With the exception of the first quartile ($quartile=1$) in the analysis of the metric $MS{E}_{predict}^{\left(i\right)}$, the power model again proved to be the most appropriate model for the prediction (extrapolation) of learning curves. It was followed by the exponential, and finally, the logarithmic model.

Since the model was fit to a portion of the learning curve, only the data for the first three quarters is shown in the mentioned figures and tables. That is because the fourth quartile represents the entire learning curve, for which any further predictions can no longer be validated using the existing data.

Type I error correction was performed on all three p-values for the Table 3, and all nine p-values for the Table 4.

5. Conclusions

When presenting the results from both aspects (fit quality and ability to predict), it was apparent that, in general, the power model proved to be the most appropriate choice for describing learning curves and thus machine learning algorithms’ performance. The results of the conducted research are consistent with the findings of authors in the area of machine learning, e.g., Frey and Fischer [6], Last [8] and Provost et al. [28].

Interestingly, the results contradict the findings of Heathcote et al. [11] who were modeling and observing human cognitive performance and found out that the exponential law is the best to describe an individual learner and that the power law may be observed only at the generalization level. However, the power law was again better at describing a combined motor-cognitive task [40]. There is additional research needed to explain why and when human and machine learners might be different in their performances.

The novelty of our research is in providing a systematic and concise answer regarding the shape of learning curves produced by artificial learning algorithms. No previous study has utilized a broad set of datasets and statistically validated the results. The studies mentioned here and in the related works have been working with mostly singlular machine learners and at best with a few datasets. As opposed to other studies, we have systematically investigated the performance and ability to predict of four commonly used machine learning algorithms over a substantial number of datasets, employing rigorous statistical methods.

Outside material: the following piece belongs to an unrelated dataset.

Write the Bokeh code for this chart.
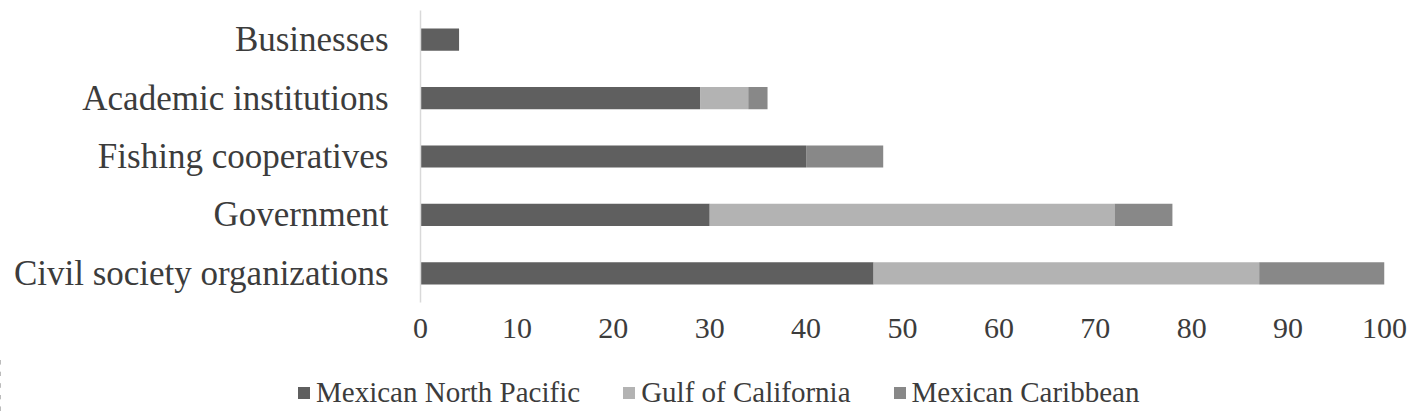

The prevailing power law should be researchers’ first choice when measuring the performance of a learner at the individual level (a single machine learning algorithm) or at the generalized level (several algorithms). However, consistent with the observations of [15,23], a combination of decisions taken during the machine learning process (e.g., combination of datasets, selected classifiers, fitting parameters, pretraining, fine-tuning, etc.) determine the shape of the learning curve.

Our results can serve as important input to the practitioners who try to improve their results by changing the internal parameters of the machine learning algorithm used. The question for the practitioners is whether these changes lead to shifting the learning curve, or to a better generalization. Determining whether or not the change(s) affect the power-law exponent can lead to immense accuracy improvements. These can be implemented early in the process.

We have shown that for most problems it is possible to determine the best-fitting model and the best predicting model, but that there are special cases where the learning curve is difficult to characterize.

Future work should examine these cases in greater detail with the intention to identify and describe combinations of characteristics for which the power law is not the most suitable descriptor. A prominent area of the future studies is the impact of using data processing techniques (e.g., filtering, augmentation, cleaning) on the learning curves. Additionally, further studies should seek to find out which model is best for a specific algorithm.